**** Extracted material

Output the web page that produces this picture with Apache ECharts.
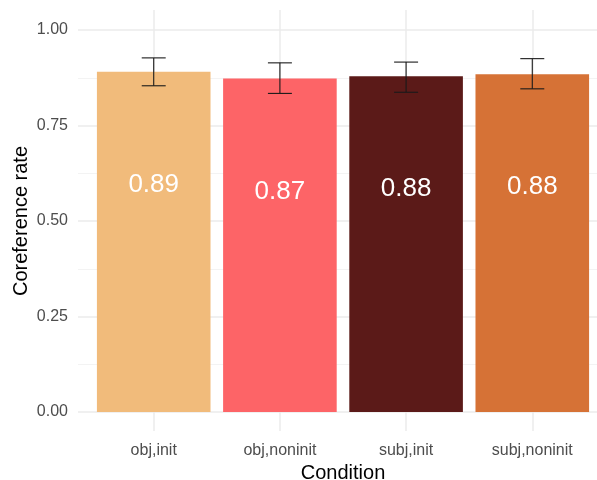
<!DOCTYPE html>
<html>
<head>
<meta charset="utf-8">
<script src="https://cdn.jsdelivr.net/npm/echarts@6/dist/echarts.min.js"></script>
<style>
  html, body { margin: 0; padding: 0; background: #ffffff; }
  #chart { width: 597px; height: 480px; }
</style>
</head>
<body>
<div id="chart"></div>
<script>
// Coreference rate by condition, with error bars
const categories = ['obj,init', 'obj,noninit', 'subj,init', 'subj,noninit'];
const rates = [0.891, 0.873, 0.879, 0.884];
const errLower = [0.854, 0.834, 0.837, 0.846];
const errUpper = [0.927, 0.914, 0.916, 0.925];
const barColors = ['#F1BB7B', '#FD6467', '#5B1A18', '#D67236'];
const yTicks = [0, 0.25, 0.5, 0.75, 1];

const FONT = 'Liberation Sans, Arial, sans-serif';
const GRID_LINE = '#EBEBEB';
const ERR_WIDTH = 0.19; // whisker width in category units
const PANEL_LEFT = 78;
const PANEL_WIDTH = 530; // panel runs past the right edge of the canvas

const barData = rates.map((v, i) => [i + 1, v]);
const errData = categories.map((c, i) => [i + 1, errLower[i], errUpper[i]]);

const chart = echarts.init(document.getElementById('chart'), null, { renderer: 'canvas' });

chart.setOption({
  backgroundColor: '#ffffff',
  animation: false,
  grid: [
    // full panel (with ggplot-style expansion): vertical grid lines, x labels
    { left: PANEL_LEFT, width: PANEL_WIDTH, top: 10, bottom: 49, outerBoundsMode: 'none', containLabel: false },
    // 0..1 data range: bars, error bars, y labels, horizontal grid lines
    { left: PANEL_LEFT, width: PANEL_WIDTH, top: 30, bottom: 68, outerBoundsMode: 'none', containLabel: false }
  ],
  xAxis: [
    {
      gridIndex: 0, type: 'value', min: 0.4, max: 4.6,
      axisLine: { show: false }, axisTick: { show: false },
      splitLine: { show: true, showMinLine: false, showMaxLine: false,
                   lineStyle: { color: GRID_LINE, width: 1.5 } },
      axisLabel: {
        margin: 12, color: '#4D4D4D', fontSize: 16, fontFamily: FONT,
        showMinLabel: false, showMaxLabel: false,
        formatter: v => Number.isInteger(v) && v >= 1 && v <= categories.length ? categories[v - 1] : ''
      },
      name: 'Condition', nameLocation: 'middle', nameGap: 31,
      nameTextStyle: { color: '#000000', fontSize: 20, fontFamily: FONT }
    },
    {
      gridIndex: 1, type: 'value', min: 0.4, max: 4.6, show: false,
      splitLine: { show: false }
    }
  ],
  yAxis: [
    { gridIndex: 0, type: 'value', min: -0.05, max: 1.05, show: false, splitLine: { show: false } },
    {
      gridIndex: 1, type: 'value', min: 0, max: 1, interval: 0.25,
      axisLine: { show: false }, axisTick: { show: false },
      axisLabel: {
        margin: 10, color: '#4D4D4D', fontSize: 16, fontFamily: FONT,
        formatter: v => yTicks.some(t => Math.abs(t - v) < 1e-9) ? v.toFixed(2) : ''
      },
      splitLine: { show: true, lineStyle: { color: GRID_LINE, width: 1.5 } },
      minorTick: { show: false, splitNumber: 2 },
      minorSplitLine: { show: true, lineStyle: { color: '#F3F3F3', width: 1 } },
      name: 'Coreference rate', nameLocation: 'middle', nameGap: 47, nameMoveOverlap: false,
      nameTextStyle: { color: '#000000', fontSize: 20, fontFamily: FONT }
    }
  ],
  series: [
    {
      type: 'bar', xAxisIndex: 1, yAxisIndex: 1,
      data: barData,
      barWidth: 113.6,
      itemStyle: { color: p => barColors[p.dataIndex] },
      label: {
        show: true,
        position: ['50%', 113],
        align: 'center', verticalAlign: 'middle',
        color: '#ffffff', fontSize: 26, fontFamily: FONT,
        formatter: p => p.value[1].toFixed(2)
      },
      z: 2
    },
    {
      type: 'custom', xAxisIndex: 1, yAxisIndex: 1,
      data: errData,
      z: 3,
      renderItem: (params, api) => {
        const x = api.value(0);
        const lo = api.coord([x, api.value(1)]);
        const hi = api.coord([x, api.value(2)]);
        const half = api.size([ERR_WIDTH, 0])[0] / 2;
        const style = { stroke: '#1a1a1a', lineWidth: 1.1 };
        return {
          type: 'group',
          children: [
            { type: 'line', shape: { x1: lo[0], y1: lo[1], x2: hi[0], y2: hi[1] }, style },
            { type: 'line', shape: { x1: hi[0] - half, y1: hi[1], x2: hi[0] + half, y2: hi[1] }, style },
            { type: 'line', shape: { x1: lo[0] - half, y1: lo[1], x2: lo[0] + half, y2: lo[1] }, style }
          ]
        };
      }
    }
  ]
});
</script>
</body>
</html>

********
**** Extracted material

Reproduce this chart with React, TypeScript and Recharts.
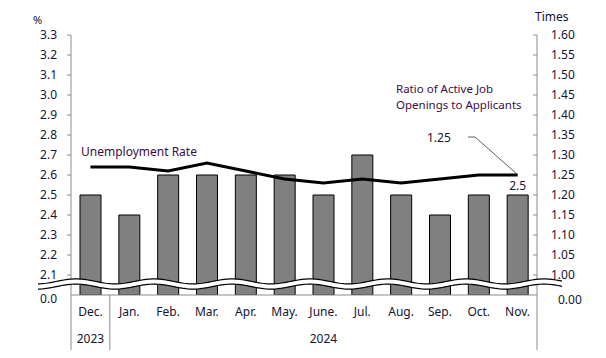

********

## Set problem
Only lines that contain the word "with" are wanted; copy each of them.

## Result of the task
Output the web page that produces this picture with Apache ECharts.
// Coreference rate by condition, with error bars
    // full panel (with ggplot-style expansion): vertical grid lines, x labels
Reproduce this chart with React, TypeScript and Recharts.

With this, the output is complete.